The 37-year-old man known only as M had been held under controversial anti-terrorism laws at the maximum security Belmarsh prison in South-East London.
His release came after Home Secretary David Blunkett lost a challenge at the Court of Appeal to a ruling by the Special Immigration Appeals Commission that the detention without charge or trial was unjustified.
The dramatic announcement came after a panel of judges headed by the Lord Chief Justice, Lord Woolf, ruled that SIAC’s decision was not defective and there was no prospect of a full appeal succeeding.
M’s solicitor, Gareth Peirce, said that she had telephoned his wife with the news.
“She has had so many disappointments up to this point.”
She added: “It’s seen as fundamentally unlawful and wrong for individuals to not be told the case against them and to be locked up indefinitely without trial.
“There is absolutely no doubt that the detainees and their families are now for the most part suffering every kind of psychiatric and psychological effect.
“There is no doubt that indefinite detention and a failure to inform people of the evidence presents the most Kafkaesque predicament in which it is most difficult for an individual to retain his sanity.”

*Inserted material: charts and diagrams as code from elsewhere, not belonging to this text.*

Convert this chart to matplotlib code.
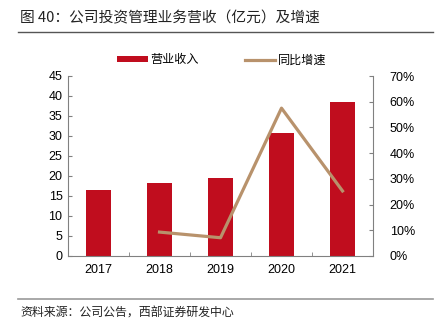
import matplotlib.pyplot as plt
from matplotlib.ticker import FuncFormatter, MultipleLocator
import numpy as np

plt.rcParams['font.family'] = ['Liberation Sans', 'Noto Sans CJK SC', 'DejaVu Sans']

years = ['2017', '2018', '2019', '2020', '2021']
revenue = [16.5, 18.2, 19.5, 30.7, 38.5]
growth_years = ['2018', '2019', '2020', '2021']
growth = [9.3, 7.1, 57.5, 25.3]

bar_color = '#C00D1E'
line_color = '#B8926C'
spine_color = '#808080'

fig = plt.figure(figsize=(4.4, 3.25), dpi=100)

# title and source
fig.text(20/440, 1 - 18/325, '图 40：公司投资管理业务营收（亿元）及增速',
         fontsize=10.6, va='center', ha='left', family=['Noto Sans CJK SC'], color='#222222')
fig.add_artist(plt.Line2D([18/440, 433/440], [1 - 32/325, 1 - 32/325], color='#555555', lw=1))
fig.add_artist(plt.Line2D([18/440, 433/440], [1 - 299/325, 1 - 299/325], color='#999999', lw=1.2))
fig.text(20/440, 1 - 313/325, '资料来源：公司公告，西部证券研发中心',
         fontsize=8.6, va='center', ha='left', family=['Noto Sans CJK SC'], color='#222222')

ax = fig.add_axes([68/440, 1 - 256/325, 305/440, 180/325])
x = np.arange(len(years))
bars = ax.bar(x, revenue, width=0.4, color=bar_color, label='营业收入', zorder=2)
ax.set_xlim(-0.5, len(years) - 0.5)
ax.set_ylim(0, 45)
ax.yaxis.set_major_locator(MultipleLocator(5))
ax.set_xticks(x)
ax.set_xticklabels(years)
ax.set_xticks(np.arange(-0.5, len(years)), minor=True)
ax.tick_params(axis='x', which='major', length=0, labelsize=9, pad=6)
ax.tick_params(axis='x', which='minor', direction='in', length=3, color=spine_color)
ax.tick_params(axis='y', direction='in', length=3, color=spine_color, labelsize=9, pad=4)
ax.spines['top'].set_visible(False)
ax.spines['right'].set_visible(False)
for s in ['left', 'bottom']:
    ax.spines[s].set_color(spine_color)

ax2 = ax.twinx()
gx = [years.index(y) for y in growth_years]
line, = ax2.plot(gx, growth, color=line_color, lw=2.3, label='同比增速', zorder=3)
ax2.set_ylim(0, 70)
ax2.yaxis.set_major_locator(MultipleLocator(10))
ax2.yaxis.set_major_formatter(FuncFormatter(lambda v, p: f'{v:.0f}%'))
ax2.tick_params(axis='y', direction='in', length=3, color=spine_color, labelsize=9, pad=12)
ax2.spines['top'].set_visible(False)
ax2.spines['left'].set_visible(False)
ax2.spines['bottom'].set_visible(False)
ax2.spines['right'].set_color(spine_color)

fig.legend([bars, line], ['营业收入', '同比增速'], loc='center', ncol=2,
           bbox_to_anchor=(222/440, 1 - 60/325), frameon=False,
           prop={'family': ['Noto Sans CJK SC'], 'size': 8.7},
           handlelength=2.5, handleheight=0.35, columnspacing=3.8, handletextpad=0.25)

fig.savefig('out.png', dpi=100)
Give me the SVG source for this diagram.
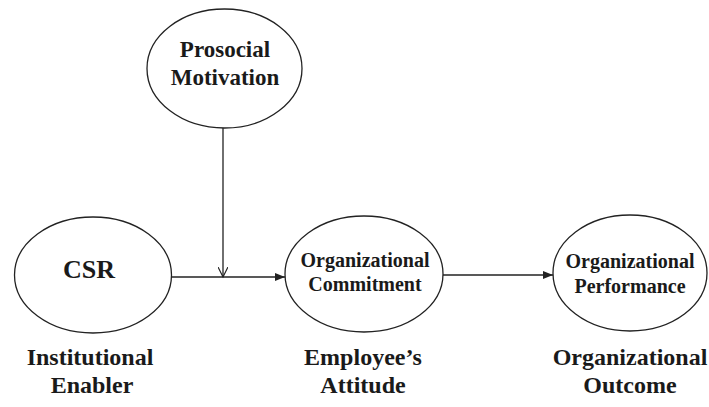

M, who has the right to remain anonymous under SIAC rules, was the first of 13 people held under the Anti-Terrorism, Crime and Security Act to successfully appeal against his detention.
Ms Peirce said she did not understand why SIAC had decided to free M but dismiss the applications of the 12 other men being held without trial by the Government.
These are now expected to mount a legal challenge against their internment by appealing separately to the Court Of Appeal.
She said she had not yet thought about whether to sue the Government for compensation for M.
Lord Woolf heard the first one-and-a-half hours of the case in public on Wednesday before excluding not only the media and public but also the detainee’s own lawyers.
Wyn Williams QC, for the Home Secretary, asked for the case to go into camera because his argument involved matters of national security.
He asked the court to overturn a decision by SIAC that the Home Secretary had ordered M to be held at Belmarsh on “wholly unreliable evidence”.
Mr Williams said in open court that SIAC had accepted that M was a member of an extremist Islamic movement in Libya, had fought with fellow Mujahedeen in Afghanistan, had been involved in procuring arms to attack Colonel Gadaffi’s regime and had transferred money to Fahdal Saadi, who is suspected of having links with al Qaida.